The design team beautifully imposes story and personality onto a sterile hospital scene. The colors of Tom Burch and Maria Defabo’s runway stage are stark white, robin’s egg blue, and sickly green, evoking not the Mediterranean, but the Mediterranean’s subterranean underbelly. Jared Moore’s lighting design burns lasting images into your retinas, and Stephen Ptacek’s sound design marries oddly, and chillingly well with the godly rumble of the Red Line below.
The real star is Sean Graney’s unpredictable adaptation. Graney's whipsmart dialogue zigzags between the colloquial (“Like, ya know”) and the formal (“plow her fields”) , often using abrupt shifts to make light of the overblown tragedy playing out before us. There is a clever, invisible purpose behind the jawdroppingly funny humor though, and that is the genius of this compilation.
Audiences today cannot sob together. Nope. We’re just too scared. We have been woefully, yet successfully conditioned to stifle honest tears, and if you're anything like me, you actually consider getting measly watery eyes to be full-on "crying".

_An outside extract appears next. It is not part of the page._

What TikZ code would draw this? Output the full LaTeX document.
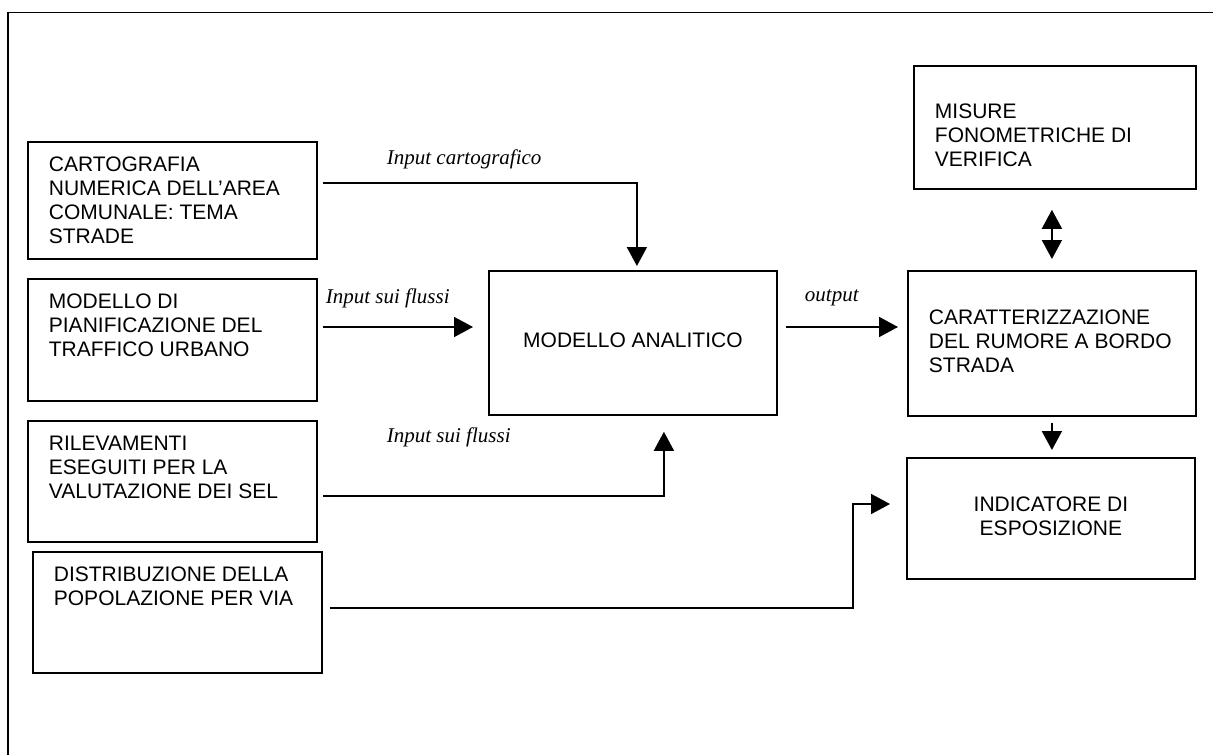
\documentclass[tikz,border=0pt]{standalone}
\usepackage{fontspec}
\setmainfont{Liberation Serif}
\setsansfont{Liberation Sans}
\usetikzlibrary{arrows.meta}

% testo dentro un riquadro: in alto oppure centrato
\newcommand{\sopra}[4][6.2pt]{\parbox[c][#3][t]{#2}{\vspace*{#1}\begin{tabular}[t]{@{}l@{}}#4\end{tabular}}}
\newcommand{\centro}[4]{\parbox[c][#2][c]{#1}{\centering\begin{tabular}{@{}#3@{}}#4\end{tabular}}}

\begin{document}
\begin{tikzpicture}[x=0.5pt, y=-0.5pt, line width=0.9pt, >={Triangle[length=9.5pt,width=10pt]},
	font=\sffamily\fontsize{10.5}{12}\selectfont]
	
	% Stili per riquadri, frecce ed etichette
	\tikzset{
		blocco/.style={
			draw,
			anchor=north west,
			inner xsep=10.5pt,
			inner ysep=0pt
		},
		flusso/.style={->},
		etichetta/.style={
			anchor=base west,
			inner sep=0pt,
			font=\rmfamily\itshape\fontsize{10.5}{12}\selectfont
		}
	}
	
	\useasboundingbox (0,0) rectangle (1213,755);
	
	% Cornice
	\draw (8,755) -- (8,12.5) -- (1213,12.5);
	
	% Riquadri di ingresso a sinistra
	\node[blocco] (carto)    at (27,141) {\sopra{123.5pt}{58.5pt}{CARTOGRAFIA\\NUMERICA DELL’AREA\\COMUNALE: TEMA\\STRADE}};
	\node[blocco] (traffico) at (27,278) {\sopra{123.5pt}{61pt}{MODELLO DI\\PIANIFICAZIONE DEL\\TRAFFICO URBANO}};
	\node[blocco] (rilievi)  at (27,420) {\sopra{123.5pt}{60.5pt}{RILEVAMENTI\\ESEGUITI PER LA\\VALUTAZIONE DEI SEL}};
	\node[blocco] (popol)    at (32,551) {\sopra{123.5pt}{60.5pt}{DISTRIBUZIONE DELLA\\POPOLAZIONE PER VIA}};
	
	% Modello centrale
	\node[blocco] (modello) at (488,270) {\centro{123pt}{72pt}{c}{MODELLO ANALITICO}};
	
	% Riquadri a destra
	\node[blocco] (misure) at (913,65)  {\sopra[18.1pt]{120pt}{61.5pt}{MISURE\\FONOMETRICHE DI\\VERIFICA}};
	\node[blocco] (rumore) at (907,270) {\parbox[c][72.5pt][c]{123pt}{\begin{tabular}{@{}l@{}}CARATTERIZZAZIONE\\DEL RUMORE A BORDO\\STRADA\end{tabular}}};
	\node[blocco] (indic)  at (906,457) {\centro{123pt}{60.5pt}{c}{INDICATORE DI\\ESPOSIZIONE}};
	
	% Frecce di ingresso al modello
	\draw[flusso, shorten <=2.5pt, shorten >=2pt] (carto.east |- 0,183) -| ([xshift=2pt]modello.north);
	\draw[flusso, shorten <=2.5pt, shorten >=7.5pt] (traffico.east |- 0,327) -- (modello.west |- 0,327);
	\draw[flusso, shorten <=2.5pt, shorten >=8pt] (rilievi.east |- 0,496) -| ([xshift=15.5pt]modello.south);
	
	% Uscita e verifica
	\draw[flusso, shorten <=4pt, shorten >=4.5pt] (modello.east |- 0,327) -- (rumore.west |- 0,327);
	\draw[<->, shorten <=10pt, shorten >=5.5pt] (rumore.north |- misure.south) -- (rumore.north);
	\draw[flusso, shorten <=3pt, shorten >=3.5pt] (rumore.south) -- (rumore.south |- indic.north);
	
	% Popolazione verso indicatore
	\coordinate (gomito) at (853,504);
	\draw[flusso, shorten <=3.5pt, shorten >=8pt] (popol.east |- 0,608) -| (gomito) -- (indic.west |- gomito);
	
	% Etichette delle frecce
	\node[etichetta] (lcarto)   at (386,164) {Input cartografico};
	\node[etichetta] (lflussi)  at (325,303) {Input sui flussi};
	\node[etichetta] (lrilievi) at (386,442) {Input sui flussi};
	\node[etichetta] (lout)     at (804,301) {output};
	
\end{tikzpicture}
\end{document}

But we sure do love to laugh, don't we? Laughing has got to be one of the few universal human constants; one of the few 'Ties That Bind' (the first track of Bruce Springsteen's "The River" from which the evening's music is mined from). Here the tragic is symbiotically bound to the comic, achieving a modern equivalent to the original Greek audience's response. Pretty damn cool. The performance I attended was chocked full of critics and Jeff Award voters. Not exactly a rowdy, happenin’ bunch, but you’d never know that from the roars. Graney’s text and the ensemble’s quirks are so bellysmackin’ funny that as you watch the play...on a couch...spattered by blood, your neighbor becomes your friend. A lovely and all too infrequent sensation.
For a production to captivate an audience for even ten minutes is a sadly reserved luxury in today's theatrical climate. But for an entire hour, the climactic end of Sophocles: Seven Sicknesses grabs you by the jugular, beckoning you forward without option. That being said, the pleasures and sensations brought forth by Sophocles are more akin to those achieved through sadomasochism than through your run-of-the-mill “wah! wah! wah!” production of Antigone. This creative team has a paddle, a whip and a ball-gag, and the safe word is ‘Sickness’. The slap-in-the-face final sixty minutes of Sophocles: Seven Sicknesses solidifies The Hypocrites’ season opener as the theatrical event of flu season.-Johnny Oleksinski
Sophocles: Seven Sicknesses runs at the Chopin Theatre through October 23.